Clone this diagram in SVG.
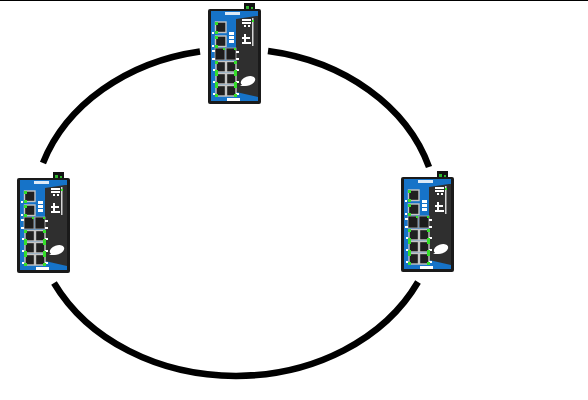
<svg xmlns="http://www.w3.org/2000/svg" xmlns:xlink="http://www.w3.org/1999/xlink" width="588" height="400" viewBox="0 0 588 400">
<style>
.ring{fill:none;stroke:#000;stroke-width:6.500}
.port{fill:#202020;stroke:#c4c4c4;stroke-width:1.400}
.sfp{fill:#1c1c1c;stroke:#a8a8a8;stroke-width:.9}
.led{fill:#35e02a}
.w{fill:#fff}
</style>
<defs>
<g id="sw">
<rect x="36" y="-6" width="11" height="7" fill="#111"/>
<rect x="38" y="-3" width="3" height="3" fill="#2fb52f"/>
<rect x="43" y="-2" width="2" height="2" fill="#2fb52f"/>
<rect x="0" y="0" width="53" height="95" rx="2" fill="#1a1a1a"/>
<rect x="3" y="2" width="47" height="90" fill="#1673c8"/>
<path d="M28 10L48 7H50V88L28 83Z" fill="#2f2f2f"/>
<rect x="17" y="3" width="15" height="3" class="w" opacity=".85"/>
<rect x="7.500" y="13" width="10.500" height="10.500" class="port"/>
<rect x="7.500" y="27" width="10.500" height="10.500" class="port"/>
<rect x="7" y="39" width="10" height="12" class="sfp"/>
<rect x="18" y="39" width="10" height="12" class="sfp"/>
<rect x="8" y="52.500" width="9.500" height="10.500" class="port"/>
<rect x="18.500" y="52.500" width="9.500" height="10.500" class="port"/>
<rect x="8" y="64.500" width="9.500" height="10.500" class="port"/>
<rect x="18.500" y="64.500" width="9.500" height="10.500" class="port"/>
<rect x="8" y="76.500" width="9.500" height="10.500" class="port"/>
<rect x="18.500" y="76.500" width="9.500" height="10.500" class="port"/>
<g class="w">
<rect x="21" y="23" width="5" height="3"/><rect x="21" y="27" width="5" height="3"/><rect x="21" y="31" width="5" height="3"/>
<rect x="34" y="10" width="9" height="2"/><rect x="34" y="13" width="9" height="2"/><rect x="36" y="16" width="2" height="2"/><rect x="40" y="16" width="2" height="2"/>
<rect x="34" y="28" width="8" height="2"/><rect x="34" y="33" width="9" height="2"/><rect x="36" y="25" width="2" height="3"/><rect x="36" y="30" width="2" height="3"/>
<rect x="44" y="9" width="1.500" height="28" opacity=".8"/>
<ellipse cx="40" cy="72" rx="7.500" ry="4.500" transform="rotate(-20 40 72)"/>
<path d="M32 77L37 74L37 77Z"/>
<rect x="19" y="89" width="13" height="3"/>
<rect x="4" y="41" width="3" height="2"/><rect x="4" y="49" width="3" height="2"/><rect x="4" y="23" width="2" height="2"/><rect x="4" y="36" width="2" height="2"/>
<rect x="28" y="42" width="3" height="2"/><rect x="28" y="49" width="3" height="2"/><rect x="28" y="60" width="3" height="2"/><rect x="28" y="72" width="3" height="2"/><rect x="28" y="84" width="3" height="2"/>
<rect x="5" y="60" width="2" height="2"/><rect x="5" y="72" width="2" height="2"/><rect x="5" y="84" width="2" height="2"/>
</g>
<g class="led">
<rect x="7" y="13" width="3" height="3"/><rect x="7" y="22" width="3" height="3"/><rect x="7" y="27" width="3" height="3"/><rect x="7" y="36" width="3" height="3"/>
<rect x="7" y="52" width="3" height="3"/><rect x="7" y="61" width="3" height="3"/><rect x="7" y="64" width="3" height="3"/><rect x="7" y="73" width="3" height="3"/><rect x="7" y="76" width="3" height="3"/><rect x="7" y="85" width="3" height="3"/>
<rect x="26" y="52" width="3" height="3"/><rect x="26" y="61" width="3" height="3"/><rect x="26" y="64" width="3" height="3"/><rect x="26" y="73" width="3" height="3"/><rect x="26" y="76" width="3" height="3"/><rect x="26" y="85" width="3" height="3"/>
<rect x="15" y="39" width="2" height="2"/><rect x="26" y="39" width="2" height="2"/>
<rect x="44" y="11" width="2" height="2"/>
</g>
</g>
</defs>
<rect width="588" height="400" fill="#fff"/>
<rect x="0" y="0" width="588" height="1" fill="#000"/>
<g id="connectors">
<path class="ring" d="M43 163A202 165 0 0 1 200 51.500"/>
<path class="ring" d="M268 51A202 165 0 0 1 429 167"/>
<path class="ring" d="M418 282A202 165 0 0 1 54 283"/>
</g>
<g id="switch-top"><use href="#sw" xlink:href="#sw" x="208" y="9"/></g>
<g id="switch-left"><use href="#sw" xlink:href="#sw" x="17" y="178"/></g>
<g id="switch-right"><use href="#sw" xlink:href="#sw" x="401" y="177"/></g>
</svg>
****************
Output the material word for word, omitting its pictures.

Clone this diagram in SVG.
<svg xmlns="http://www.w3.org/2000/svg" xmlns:xlink="http://www.w3.org/1999/xlink" width="588" height="400" viewBox="0 0 588 400">
<style>
.ring{fill:none;stroke:#000;stroke-width:6.500}
.port{fill:#202020;stroke:#c4c4c4;stroke-width:1.400}
.sfp{fill:#1c1c1c;stroke:#a8a8a8;stroke-width:.9}
.led{fill:#35e02a}
.w{fill:#fff}
</style>
<defs>
<g id="sw">
<rect x="36" y="-6" width="11" height="7" fill="#111"/>
<rect x="38" y="-3" width="3" height="3" fill="#2fb52f"/>
<rect x="43" y="-2" width="2" height="2" fill="#2fb52f"/>
<rect x="0" y="0" width="53" height="95" rx="2" fill="#1a1a1a"/>
<rect x="3" y="2" width="47" height="90" fill="#1673c8"/>
<path d="M28 10L48 7H50V88L28 83Z" fill="#2f2f2f"/>
<rect x="17" y="3" width="15" height="3" class="w" opacity=".85"/>
<rect x="7.500" y="13" width="10.500" height="10.500" class="port"/>
<rect x="7.500" y="27" width="10.500" height="10.500" class="port"/>
<rect x="7" y="39" width="10" height="12" class="sfp"/>
<rect x="18" y="39" width="10" height="12" class="sfp"/>
<rect x="8" y="52.500" width="9.500" height="10.500" class="port"/>
<rect x="18.500" y="52.500" width="9.500" height="10.500" class="port"/>
<rect x="8" y="64.500" width="9.500" height="10.500" class="port"/>
<rect x="18.500" y="64.500" width="9.500" height="10.500" class="port"/>
<rect x="8" y="76.500" width="9.500" height="10.500" class="port"/>
<rect x="18.500" y="76.500" width="9.500" height="10.500" class="port"/>
<g class="w">
<rect x="21" y="23" width="5" height="3"/><rect x="21" y="27" width="5" height="3"/><rect x="21" y="31" width="5" height="3"/>
<rect x="34" y="10" width="9" height="2"/><rect x="34" y="13" width="9" height="2"/><rect x="36" y="16" width="2" height="2"/><rect x="40" y="16" width="2" height="2"/>
<rect x="34" y="28" width="8" height="2"/><rect x="34" y="33" width="9" height="2"/><rect x="36" y="25" width="2" height="3"/><rect x="36" y="30" width="2" height="3"/>
<rect x="44" y="9" width="1.500" height="28" opacity=".8"/>
<ellipse cx="40" cy="72" rx="7.500" ry="4.500" transform="rotate(-20 40 72)"/>
<path d="M32 77L37 74L37 77Z"/>
<rect x="19" y="89" width="13" height="3"/>
<rect x="4" y="41" width="3" height="2"/><rect x="4" y="49" width="3" height="2"/><rect x="4" y="23" width="2" height="2"/><rect x="4" y="36" width="2" height="2"/>
<rect x="28" y="42" width="3" height="2"/><rect x="28" y="49" width="3" height="2"/><rect x="28" y="60" width="3" height="2"/><rect x="28" y="72" width="3" height="2"/><rect x="28" y="84" width="3" height="2"/>
<rect x="5" y="60" width="2" height="2"/><rect x="5" y="72" width="2" height="2"/><rect x="5" y="84" width="2" height="2"/>
</g>
<g class="led">
<rect x="7" y="13" width="3" height="3"/><rect x="7" y="22" width="3" height="3"/><rect x="7" y="27" width="3" height="3"/><rect x="7" y="36" width="3" height="3"/>
<rect x="7" y="52" width="3" height="3"/><rect x="7" y="61" width="3" height="3"/><rect x="7" y="64" width="3" height="3"/><rect x="7" y="73" width="3" height="3"/><rect x="7" y="76" width="3" height="3"/><rect x="7" y="85" width="3" height="3"/>
<rect x="26" y="52" width="3" height="3"/><rect x="26" y="61" width="3" height="3"/><rect x="26" y="64" width="3" height="3"/><rect x="26" y="73" width="3" height="3"/><rect x="26" y="76" width="3" height="3"/><rect x="26" y="85" width="3" height="3"/>
<rect x="15" y="39" width="2" height="2"/><rect x="26" y="39" width="2" height="2"/>
<rect x="44" y="11" width="2" height="2"/>
</g>
</g>
</defs>
<rect width="588" height="400" fill="#fff"/>
<rect x="0" y="0" width="588" height="1" fill="#000"/>
<g id="connectors">
<path class="ring" d="M43 163A202 165 0 0 1 200 51.500"/>
<path class="ring" d="M268 51A202 165 0 0 1 429 167"/>
<path class="ring" d="M418 282A202 165 0 0 1 54 283"/>
</g>
<g id="switch-top"><use href="#sw" xlink:href="#sw" x="208" y="9"/></g>
<g id="switch-left"><use href="#sw" xlink:href="#sw" x="17" y="178"/></g>
<g id="switch-right"><use href="#sw" xlink:href="#sw" x="401" y="177"/></g>
</svg>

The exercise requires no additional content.